**Your instructions:** Below are records; reproduce exactly the lines from the one that has "Emit a Python" through the one that has "from mpl_toolkits.mplot3d import proj3d", ends included, and nothing more.

* begin *

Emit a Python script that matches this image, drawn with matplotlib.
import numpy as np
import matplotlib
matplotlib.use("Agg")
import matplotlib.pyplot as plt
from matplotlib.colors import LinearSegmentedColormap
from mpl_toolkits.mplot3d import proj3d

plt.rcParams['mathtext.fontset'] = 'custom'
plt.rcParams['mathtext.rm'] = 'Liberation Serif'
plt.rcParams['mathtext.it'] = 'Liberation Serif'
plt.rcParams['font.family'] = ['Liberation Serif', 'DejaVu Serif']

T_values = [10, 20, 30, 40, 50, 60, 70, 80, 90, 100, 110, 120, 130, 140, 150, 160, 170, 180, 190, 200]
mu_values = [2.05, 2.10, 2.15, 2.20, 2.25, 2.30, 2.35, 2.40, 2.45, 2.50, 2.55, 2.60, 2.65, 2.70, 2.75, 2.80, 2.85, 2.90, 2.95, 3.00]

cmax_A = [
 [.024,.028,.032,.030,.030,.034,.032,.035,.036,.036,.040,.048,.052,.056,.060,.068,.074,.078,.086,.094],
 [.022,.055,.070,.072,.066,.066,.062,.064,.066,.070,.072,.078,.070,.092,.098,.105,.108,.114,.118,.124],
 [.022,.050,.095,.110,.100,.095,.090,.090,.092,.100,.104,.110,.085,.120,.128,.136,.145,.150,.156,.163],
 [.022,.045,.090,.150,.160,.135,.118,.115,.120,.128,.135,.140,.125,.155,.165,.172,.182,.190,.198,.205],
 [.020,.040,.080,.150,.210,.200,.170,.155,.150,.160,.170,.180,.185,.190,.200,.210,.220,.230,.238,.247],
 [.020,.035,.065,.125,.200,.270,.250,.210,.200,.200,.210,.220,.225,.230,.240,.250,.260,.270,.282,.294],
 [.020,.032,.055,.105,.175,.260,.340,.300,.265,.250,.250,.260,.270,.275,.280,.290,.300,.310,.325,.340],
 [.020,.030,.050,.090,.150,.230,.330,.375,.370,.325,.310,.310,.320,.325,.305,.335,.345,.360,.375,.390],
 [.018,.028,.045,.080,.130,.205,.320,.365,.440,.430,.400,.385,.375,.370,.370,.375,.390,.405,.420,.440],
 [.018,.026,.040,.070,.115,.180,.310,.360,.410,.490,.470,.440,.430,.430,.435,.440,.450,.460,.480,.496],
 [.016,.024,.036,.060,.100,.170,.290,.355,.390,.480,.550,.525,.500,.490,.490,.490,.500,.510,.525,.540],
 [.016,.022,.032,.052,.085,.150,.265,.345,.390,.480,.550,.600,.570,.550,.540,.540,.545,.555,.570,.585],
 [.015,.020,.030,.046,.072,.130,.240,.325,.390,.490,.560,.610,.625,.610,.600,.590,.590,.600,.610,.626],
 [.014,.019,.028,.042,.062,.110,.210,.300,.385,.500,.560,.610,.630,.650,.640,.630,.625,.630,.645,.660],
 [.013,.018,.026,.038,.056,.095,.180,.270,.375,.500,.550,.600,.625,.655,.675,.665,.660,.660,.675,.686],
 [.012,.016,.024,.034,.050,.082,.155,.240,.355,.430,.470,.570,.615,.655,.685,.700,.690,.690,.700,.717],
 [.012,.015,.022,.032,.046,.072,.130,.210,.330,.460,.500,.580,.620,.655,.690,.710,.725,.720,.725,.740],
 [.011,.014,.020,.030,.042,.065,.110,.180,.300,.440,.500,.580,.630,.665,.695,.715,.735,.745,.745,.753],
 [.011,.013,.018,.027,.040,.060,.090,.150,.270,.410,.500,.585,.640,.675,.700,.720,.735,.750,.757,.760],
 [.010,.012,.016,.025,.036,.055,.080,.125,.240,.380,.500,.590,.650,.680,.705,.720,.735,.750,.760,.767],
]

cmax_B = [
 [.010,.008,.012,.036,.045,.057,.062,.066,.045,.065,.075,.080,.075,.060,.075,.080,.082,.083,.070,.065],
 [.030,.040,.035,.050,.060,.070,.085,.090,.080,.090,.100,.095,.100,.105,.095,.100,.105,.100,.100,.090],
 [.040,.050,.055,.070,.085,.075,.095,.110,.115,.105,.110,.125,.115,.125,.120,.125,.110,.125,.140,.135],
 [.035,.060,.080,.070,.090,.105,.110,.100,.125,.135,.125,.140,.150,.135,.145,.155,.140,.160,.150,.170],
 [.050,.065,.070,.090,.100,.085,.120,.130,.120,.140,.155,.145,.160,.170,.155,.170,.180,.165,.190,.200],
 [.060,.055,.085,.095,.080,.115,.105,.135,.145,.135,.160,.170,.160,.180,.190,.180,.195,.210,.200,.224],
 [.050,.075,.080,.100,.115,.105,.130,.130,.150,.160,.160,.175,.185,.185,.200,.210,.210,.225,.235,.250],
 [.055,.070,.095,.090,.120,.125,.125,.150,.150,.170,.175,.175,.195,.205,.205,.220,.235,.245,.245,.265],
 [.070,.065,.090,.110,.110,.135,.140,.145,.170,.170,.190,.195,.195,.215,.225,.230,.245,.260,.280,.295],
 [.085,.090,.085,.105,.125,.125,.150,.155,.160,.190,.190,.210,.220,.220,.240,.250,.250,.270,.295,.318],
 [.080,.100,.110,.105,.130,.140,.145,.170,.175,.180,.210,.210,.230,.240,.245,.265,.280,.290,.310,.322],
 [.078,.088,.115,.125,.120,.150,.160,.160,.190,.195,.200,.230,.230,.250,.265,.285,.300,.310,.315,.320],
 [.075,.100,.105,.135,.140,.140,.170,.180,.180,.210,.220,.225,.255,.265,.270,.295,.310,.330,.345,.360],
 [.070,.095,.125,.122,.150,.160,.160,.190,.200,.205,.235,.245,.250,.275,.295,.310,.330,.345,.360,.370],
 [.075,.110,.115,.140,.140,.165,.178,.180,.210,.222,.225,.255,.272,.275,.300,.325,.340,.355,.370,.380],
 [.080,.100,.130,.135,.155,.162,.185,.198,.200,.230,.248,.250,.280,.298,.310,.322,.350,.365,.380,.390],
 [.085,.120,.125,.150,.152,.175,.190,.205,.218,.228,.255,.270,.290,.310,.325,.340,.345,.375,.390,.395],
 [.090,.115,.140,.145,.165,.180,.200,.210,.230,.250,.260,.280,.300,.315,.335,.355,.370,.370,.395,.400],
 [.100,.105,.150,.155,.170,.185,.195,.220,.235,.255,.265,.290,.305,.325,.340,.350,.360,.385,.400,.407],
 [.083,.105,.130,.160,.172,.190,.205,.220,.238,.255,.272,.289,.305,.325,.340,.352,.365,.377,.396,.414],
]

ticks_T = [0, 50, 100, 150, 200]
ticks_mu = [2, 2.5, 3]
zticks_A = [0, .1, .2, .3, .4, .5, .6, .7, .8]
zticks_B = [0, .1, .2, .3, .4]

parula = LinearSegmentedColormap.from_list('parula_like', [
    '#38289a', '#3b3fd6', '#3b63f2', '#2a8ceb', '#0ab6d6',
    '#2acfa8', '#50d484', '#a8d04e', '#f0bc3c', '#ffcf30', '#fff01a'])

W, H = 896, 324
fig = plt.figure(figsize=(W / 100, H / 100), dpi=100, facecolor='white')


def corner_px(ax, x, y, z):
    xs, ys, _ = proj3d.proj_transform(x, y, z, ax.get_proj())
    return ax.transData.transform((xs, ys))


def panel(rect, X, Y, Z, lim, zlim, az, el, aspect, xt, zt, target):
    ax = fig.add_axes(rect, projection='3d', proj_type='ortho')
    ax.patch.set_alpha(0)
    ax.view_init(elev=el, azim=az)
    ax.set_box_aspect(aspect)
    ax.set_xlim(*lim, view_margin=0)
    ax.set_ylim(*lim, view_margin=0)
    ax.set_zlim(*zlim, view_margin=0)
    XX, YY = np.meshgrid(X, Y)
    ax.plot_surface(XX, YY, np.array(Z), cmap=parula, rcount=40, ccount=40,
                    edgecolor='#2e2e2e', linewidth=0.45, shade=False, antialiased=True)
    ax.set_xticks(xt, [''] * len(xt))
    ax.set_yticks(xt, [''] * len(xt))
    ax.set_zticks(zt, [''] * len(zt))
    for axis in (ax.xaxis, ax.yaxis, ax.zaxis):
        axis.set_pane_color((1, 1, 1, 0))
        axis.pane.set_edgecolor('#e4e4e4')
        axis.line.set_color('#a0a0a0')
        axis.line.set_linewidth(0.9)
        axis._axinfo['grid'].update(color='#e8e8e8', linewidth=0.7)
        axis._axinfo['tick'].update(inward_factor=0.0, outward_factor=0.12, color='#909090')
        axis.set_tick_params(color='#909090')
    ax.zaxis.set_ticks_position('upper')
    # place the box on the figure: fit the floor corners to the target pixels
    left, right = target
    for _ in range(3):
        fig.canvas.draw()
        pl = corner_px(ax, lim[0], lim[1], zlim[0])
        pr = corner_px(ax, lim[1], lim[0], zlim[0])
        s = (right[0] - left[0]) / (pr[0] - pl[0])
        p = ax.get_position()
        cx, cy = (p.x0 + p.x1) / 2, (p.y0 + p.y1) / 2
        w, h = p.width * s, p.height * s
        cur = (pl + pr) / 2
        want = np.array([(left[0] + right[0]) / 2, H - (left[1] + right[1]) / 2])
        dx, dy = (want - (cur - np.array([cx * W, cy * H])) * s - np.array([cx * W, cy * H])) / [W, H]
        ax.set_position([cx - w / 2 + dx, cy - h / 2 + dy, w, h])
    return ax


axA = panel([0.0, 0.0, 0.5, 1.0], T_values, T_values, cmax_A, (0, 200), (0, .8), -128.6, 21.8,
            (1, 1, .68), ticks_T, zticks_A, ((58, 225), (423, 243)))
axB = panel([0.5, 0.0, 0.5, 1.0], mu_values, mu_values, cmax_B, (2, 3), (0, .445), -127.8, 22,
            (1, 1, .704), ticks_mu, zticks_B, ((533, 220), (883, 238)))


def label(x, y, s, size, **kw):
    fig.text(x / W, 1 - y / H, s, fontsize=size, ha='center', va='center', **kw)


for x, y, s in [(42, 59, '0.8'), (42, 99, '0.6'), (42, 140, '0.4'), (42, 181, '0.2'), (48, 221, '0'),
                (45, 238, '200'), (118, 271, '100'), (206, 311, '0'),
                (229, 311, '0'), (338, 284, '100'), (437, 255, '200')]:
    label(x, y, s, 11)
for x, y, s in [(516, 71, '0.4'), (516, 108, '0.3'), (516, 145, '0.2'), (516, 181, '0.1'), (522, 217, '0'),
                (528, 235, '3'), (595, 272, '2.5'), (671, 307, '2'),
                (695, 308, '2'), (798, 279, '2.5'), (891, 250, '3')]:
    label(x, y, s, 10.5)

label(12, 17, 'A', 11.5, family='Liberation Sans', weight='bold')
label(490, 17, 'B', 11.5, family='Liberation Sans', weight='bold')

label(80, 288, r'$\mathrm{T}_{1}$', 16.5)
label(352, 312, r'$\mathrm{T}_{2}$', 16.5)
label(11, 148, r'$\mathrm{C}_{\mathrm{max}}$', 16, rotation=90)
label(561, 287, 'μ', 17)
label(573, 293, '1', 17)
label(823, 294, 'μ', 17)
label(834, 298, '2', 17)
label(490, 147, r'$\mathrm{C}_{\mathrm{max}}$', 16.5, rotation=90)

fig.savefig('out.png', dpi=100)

* end *
* begin *

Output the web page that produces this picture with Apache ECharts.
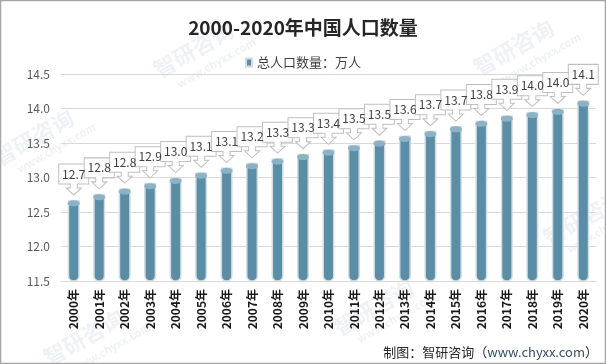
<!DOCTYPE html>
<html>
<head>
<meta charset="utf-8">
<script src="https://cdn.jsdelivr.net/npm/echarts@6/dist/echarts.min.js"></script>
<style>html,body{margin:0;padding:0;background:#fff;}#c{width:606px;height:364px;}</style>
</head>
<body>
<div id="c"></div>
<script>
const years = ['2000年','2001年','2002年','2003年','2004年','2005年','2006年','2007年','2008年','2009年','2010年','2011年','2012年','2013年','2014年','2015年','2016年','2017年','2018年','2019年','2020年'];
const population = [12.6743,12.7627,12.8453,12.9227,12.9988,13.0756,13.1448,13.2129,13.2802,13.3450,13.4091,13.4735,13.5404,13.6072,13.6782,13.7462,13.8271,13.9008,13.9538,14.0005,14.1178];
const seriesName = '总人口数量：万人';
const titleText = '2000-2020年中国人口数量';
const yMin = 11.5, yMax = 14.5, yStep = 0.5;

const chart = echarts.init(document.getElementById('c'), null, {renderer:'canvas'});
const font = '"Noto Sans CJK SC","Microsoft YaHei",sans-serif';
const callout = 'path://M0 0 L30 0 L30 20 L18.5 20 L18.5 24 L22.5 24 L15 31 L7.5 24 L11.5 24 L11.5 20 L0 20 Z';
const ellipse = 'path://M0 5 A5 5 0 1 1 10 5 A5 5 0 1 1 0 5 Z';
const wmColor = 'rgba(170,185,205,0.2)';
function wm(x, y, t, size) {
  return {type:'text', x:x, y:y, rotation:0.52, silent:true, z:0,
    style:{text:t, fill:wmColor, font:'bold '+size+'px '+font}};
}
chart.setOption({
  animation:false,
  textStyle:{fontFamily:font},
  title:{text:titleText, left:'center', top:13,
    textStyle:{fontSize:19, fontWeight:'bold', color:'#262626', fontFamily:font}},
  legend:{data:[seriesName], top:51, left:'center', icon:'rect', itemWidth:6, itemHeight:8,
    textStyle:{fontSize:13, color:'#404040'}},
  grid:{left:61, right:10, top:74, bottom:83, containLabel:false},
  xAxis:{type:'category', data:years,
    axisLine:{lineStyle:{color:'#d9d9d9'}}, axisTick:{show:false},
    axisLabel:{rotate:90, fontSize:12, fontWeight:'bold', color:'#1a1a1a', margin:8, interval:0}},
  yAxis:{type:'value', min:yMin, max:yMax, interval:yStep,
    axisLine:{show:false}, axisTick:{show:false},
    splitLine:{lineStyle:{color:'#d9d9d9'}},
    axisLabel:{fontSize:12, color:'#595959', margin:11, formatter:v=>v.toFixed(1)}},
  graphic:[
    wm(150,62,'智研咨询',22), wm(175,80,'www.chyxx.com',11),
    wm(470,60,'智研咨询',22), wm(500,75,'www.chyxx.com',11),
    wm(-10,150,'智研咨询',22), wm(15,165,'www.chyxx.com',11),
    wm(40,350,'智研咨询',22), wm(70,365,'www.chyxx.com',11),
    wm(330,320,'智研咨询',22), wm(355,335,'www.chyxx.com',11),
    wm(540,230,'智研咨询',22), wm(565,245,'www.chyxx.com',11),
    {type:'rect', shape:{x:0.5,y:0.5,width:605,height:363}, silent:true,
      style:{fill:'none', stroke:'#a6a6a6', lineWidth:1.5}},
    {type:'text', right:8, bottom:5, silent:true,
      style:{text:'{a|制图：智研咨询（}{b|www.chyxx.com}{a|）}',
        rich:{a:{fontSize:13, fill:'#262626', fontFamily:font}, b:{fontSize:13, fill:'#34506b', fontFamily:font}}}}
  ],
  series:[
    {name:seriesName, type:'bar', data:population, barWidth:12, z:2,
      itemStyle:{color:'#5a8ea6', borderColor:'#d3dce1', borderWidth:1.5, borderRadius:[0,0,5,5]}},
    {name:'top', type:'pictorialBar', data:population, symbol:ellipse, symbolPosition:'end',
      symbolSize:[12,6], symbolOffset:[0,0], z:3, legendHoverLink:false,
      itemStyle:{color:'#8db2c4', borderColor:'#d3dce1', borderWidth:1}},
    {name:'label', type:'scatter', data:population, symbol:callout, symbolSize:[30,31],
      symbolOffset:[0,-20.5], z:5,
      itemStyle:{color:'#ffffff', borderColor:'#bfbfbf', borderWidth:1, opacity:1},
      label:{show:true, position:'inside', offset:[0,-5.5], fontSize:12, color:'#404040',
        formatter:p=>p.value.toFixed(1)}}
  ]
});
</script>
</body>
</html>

* end *

**Solved problem:**
Emit a Python script that matches this image, drawn with matplotlib.
import numpy as np
import matplotlib
matplotlib.use("Agg")
import matplotlib.pyplot as plt
from matplotlib.colors import LinearSegmentedColormap
from mpl_toolkits.mplot3d import proj3d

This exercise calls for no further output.